From the first line of the data below through the line holding "0, width, height]);", output each line exactly and leave the pictures out.

------------------------------------

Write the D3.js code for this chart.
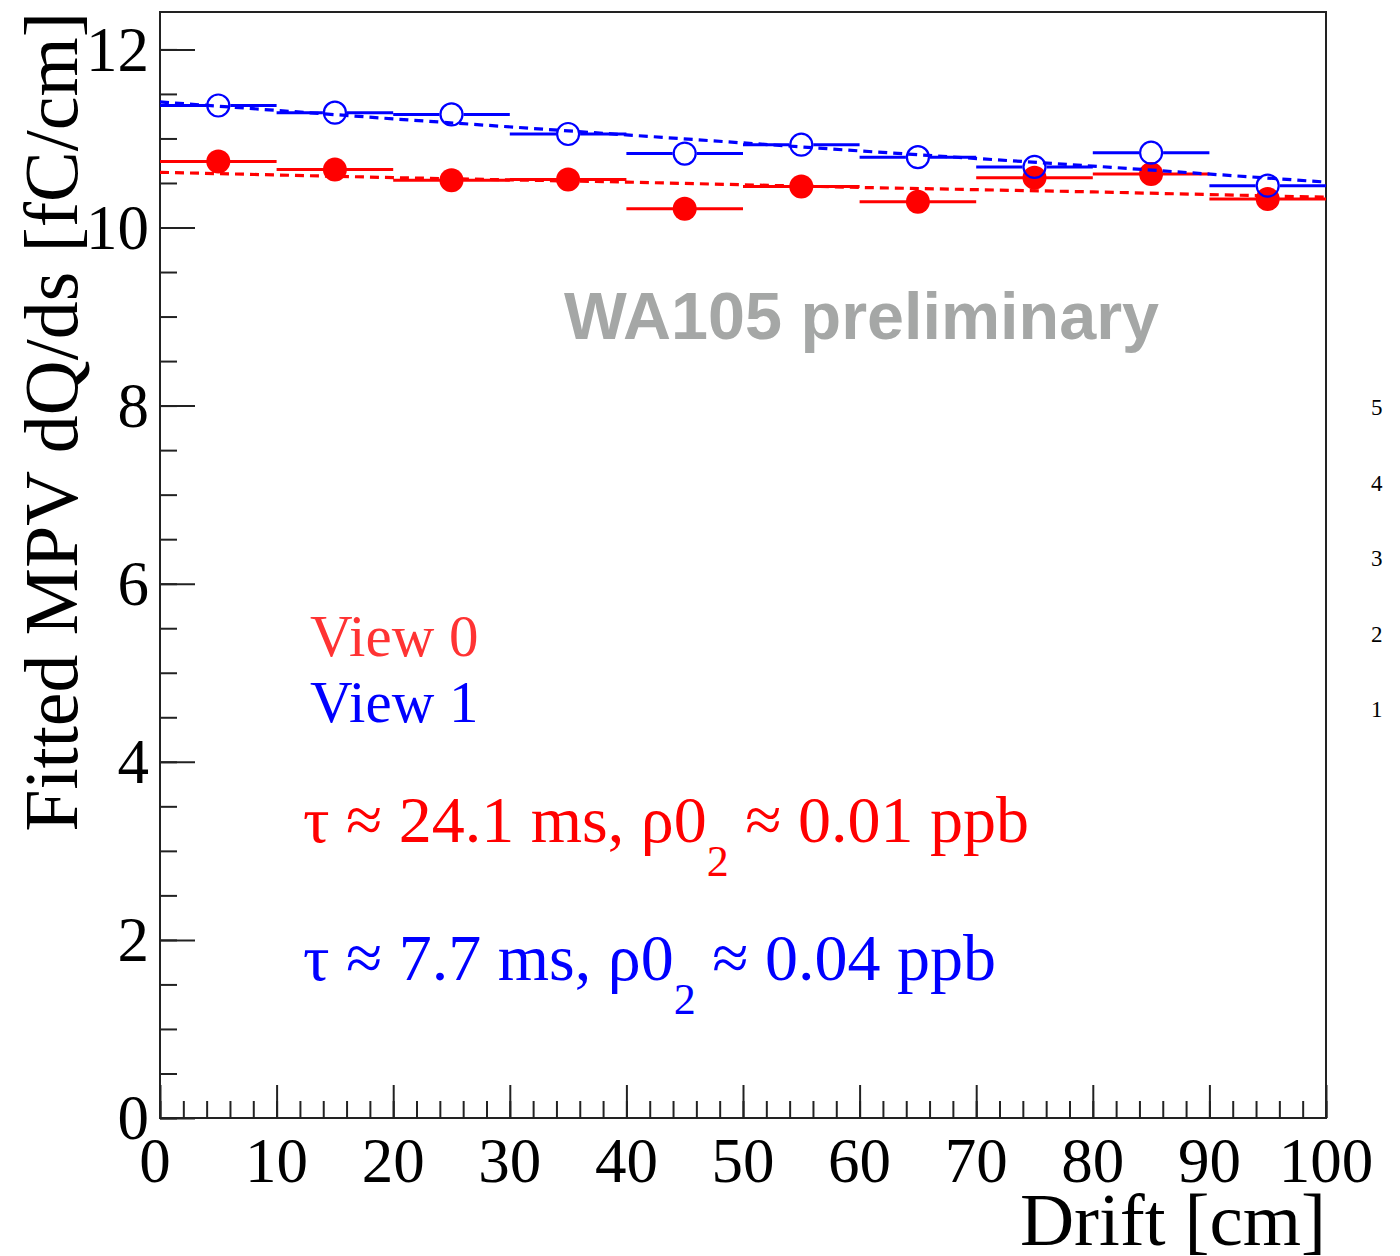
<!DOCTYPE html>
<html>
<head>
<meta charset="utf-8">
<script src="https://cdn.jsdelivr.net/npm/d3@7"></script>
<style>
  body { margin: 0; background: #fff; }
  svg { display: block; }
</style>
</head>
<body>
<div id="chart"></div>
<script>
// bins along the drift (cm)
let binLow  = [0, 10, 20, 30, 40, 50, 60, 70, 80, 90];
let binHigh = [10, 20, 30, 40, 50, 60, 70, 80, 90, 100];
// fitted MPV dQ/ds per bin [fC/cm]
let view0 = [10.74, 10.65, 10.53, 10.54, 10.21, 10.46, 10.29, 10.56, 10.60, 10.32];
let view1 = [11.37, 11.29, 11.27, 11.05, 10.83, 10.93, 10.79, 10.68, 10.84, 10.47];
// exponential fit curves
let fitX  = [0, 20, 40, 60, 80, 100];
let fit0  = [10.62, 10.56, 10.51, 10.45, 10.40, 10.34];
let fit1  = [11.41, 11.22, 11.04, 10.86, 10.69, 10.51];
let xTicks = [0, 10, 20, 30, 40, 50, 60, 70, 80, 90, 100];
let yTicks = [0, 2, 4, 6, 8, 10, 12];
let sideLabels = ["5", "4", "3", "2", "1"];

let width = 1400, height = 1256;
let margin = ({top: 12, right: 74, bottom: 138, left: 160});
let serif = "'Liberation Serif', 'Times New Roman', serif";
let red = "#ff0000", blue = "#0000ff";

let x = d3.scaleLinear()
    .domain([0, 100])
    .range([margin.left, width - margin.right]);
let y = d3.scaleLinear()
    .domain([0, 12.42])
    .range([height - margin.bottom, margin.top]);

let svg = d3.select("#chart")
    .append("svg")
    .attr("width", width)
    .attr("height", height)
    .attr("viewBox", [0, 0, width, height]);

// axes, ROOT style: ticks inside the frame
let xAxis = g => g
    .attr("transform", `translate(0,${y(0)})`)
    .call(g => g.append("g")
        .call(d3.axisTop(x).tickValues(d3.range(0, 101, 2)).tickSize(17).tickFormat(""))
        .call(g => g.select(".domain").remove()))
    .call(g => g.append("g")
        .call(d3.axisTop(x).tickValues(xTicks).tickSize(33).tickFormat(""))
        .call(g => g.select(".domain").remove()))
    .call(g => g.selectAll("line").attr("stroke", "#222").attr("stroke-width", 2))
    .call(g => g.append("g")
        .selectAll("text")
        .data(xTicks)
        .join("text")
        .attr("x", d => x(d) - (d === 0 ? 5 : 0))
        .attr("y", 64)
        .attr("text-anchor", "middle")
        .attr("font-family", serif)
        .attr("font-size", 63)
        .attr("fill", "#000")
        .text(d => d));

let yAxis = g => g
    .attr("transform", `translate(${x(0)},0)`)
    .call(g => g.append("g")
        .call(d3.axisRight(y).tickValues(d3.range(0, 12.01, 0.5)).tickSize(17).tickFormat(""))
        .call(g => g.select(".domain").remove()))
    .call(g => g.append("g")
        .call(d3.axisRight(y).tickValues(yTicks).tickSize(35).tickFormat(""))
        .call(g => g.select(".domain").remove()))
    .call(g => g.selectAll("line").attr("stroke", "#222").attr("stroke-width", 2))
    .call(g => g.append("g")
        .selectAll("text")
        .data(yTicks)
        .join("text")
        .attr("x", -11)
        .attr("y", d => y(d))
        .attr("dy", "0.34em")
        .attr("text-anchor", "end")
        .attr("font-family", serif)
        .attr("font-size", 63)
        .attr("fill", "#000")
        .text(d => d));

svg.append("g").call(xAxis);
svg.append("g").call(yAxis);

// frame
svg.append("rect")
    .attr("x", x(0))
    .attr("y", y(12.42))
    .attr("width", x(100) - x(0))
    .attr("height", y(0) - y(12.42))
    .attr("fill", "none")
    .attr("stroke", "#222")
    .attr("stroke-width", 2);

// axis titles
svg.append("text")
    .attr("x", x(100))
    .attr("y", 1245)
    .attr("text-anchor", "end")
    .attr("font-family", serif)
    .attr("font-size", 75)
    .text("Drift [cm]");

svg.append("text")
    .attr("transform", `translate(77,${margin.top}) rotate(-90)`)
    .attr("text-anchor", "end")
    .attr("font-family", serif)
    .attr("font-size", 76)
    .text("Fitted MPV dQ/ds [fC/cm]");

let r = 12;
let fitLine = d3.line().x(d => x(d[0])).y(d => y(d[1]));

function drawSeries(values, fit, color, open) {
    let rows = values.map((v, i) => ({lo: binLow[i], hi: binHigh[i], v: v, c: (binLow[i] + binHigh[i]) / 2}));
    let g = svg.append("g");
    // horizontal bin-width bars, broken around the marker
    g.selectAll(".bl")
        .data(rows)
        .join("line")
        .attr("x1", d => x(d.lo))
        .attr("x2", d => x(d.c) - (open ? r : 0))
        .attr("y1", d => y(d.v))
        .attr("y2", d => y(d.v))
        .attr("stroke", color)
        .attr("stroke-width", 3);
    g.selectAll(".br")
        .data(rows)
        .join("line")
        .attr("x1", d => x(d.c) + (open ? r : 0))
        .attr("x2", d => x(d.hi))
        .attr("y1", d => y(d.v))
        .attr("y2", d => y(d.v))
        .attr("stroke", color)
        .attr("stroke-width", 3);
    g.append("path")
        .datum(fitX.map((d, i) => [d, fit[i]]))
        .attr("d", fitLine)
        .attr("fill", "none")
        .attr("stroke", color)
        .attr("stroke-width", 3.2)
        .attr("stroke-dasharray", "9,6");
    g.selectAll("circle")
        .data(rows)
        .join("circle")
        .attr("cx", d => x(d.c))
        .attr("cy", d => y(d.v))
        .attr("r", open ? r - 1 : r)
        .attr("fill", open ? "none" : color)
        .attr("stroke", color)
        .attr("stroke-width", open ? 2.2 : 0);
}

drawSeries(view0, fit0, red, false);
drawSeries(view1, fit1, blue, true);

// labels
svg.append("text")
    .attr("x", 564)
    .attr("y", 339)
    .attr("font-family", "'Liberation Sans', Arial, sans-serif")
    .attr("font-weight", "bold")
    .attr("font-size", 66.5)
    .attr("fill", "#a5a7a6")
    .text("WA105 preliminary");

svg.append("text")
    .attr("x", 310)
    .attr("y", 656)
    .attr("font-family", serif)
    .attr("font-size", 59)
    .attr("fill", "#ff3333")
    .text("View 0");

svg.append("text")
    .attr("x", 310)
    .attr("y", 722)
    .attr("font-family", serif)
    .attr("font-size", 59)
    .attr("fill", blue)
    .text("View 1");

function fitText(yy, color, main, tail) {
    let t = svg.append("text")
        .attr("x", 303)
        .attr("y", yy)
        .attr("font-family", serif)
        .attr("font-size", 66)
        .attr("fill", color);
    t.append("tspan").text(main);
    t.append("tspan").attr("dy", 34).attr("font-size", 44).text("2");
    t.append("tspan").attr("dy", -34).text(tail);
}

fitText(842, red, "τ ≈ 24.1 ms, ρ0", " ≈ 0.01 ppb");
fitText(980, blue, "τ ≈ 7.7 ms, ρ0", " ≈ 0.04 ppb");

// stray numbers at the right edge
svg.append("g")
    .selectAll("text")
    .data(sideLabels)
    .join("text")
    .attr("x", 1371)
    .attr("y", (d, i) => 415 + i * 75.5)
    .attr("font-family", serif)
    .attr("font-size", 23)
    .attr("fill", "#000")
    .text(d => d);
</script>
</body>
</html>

------------------------------------

_Exercise result_
Write the D3.js code for this chart.
<!DOCTYPE html>
<html>
<head>
<meta charset="utf-8">
<script src="https://cdn.jsdelivr.net/npm/d3@7"></script>
<style>
  body { margin: 0; background: #fff; }
  svg { display: block; }
</style>
</head>
<body>
<div id="chart"></div>
<script>
// bins along the drift (cm)
let binLow  = [0, 10, 20, 30, 40, 50, 60, 70, 80, 90];
let binHigh = [10, 20, 30, 40, 50, 60, 70, 80, 90, 100];
// fitted MPV dQ/ds per bin [fC/cm]
let view0 = [10.74, 10.65, 10.53, 10.54, 10.21, 10.46, 10.29, 10.56, 10.60, 10.32];
let view1 = [11.37, 11.29, 11.27, 11.05, 10.83, 10.93, 10.79, 10.68, 10.84, 10.47];
// exponential fit curves
let fitX  = [0, 20, 40, 60, 80, 100];
let fit0  = [10.62, 10.56, 10.51, 10.45, 10.40, 10.34];
let fit1  = [11.41, 11.22, 11.04, 10.86, 10.69, 10.51];
let xTicks = [0, 10, 20, 30, 40, 50, 60, 70, 80, 90, 100];
let yTicks = [0, 2, 4, 6, 8, 10, 12];
let sideLabels = ["5", "4", "3", "2", "1"];

let width = 1400, height = 1256;
let margin = ({top: 12, right: 74, bottom: 138, left: 160});
let serif = "'Liberation Serif', 'Times New Roman', serif";
let red = "#ff0000", blue = "#0000ff";

let x = d3.scaleLinear()
    .domain([0, 100])
    .range([margin.left, width - margin.right]);
let y = d3.scaleLinear()
    .domain([0, 12.42])
    .range([height - margin.bottom, margin.top]);

let svg = d3.select("#chart")
    .append("svg")
    .attr("width", width)
    .attr("height", height)
    .attr("viewBox", [0, 0, width, height]);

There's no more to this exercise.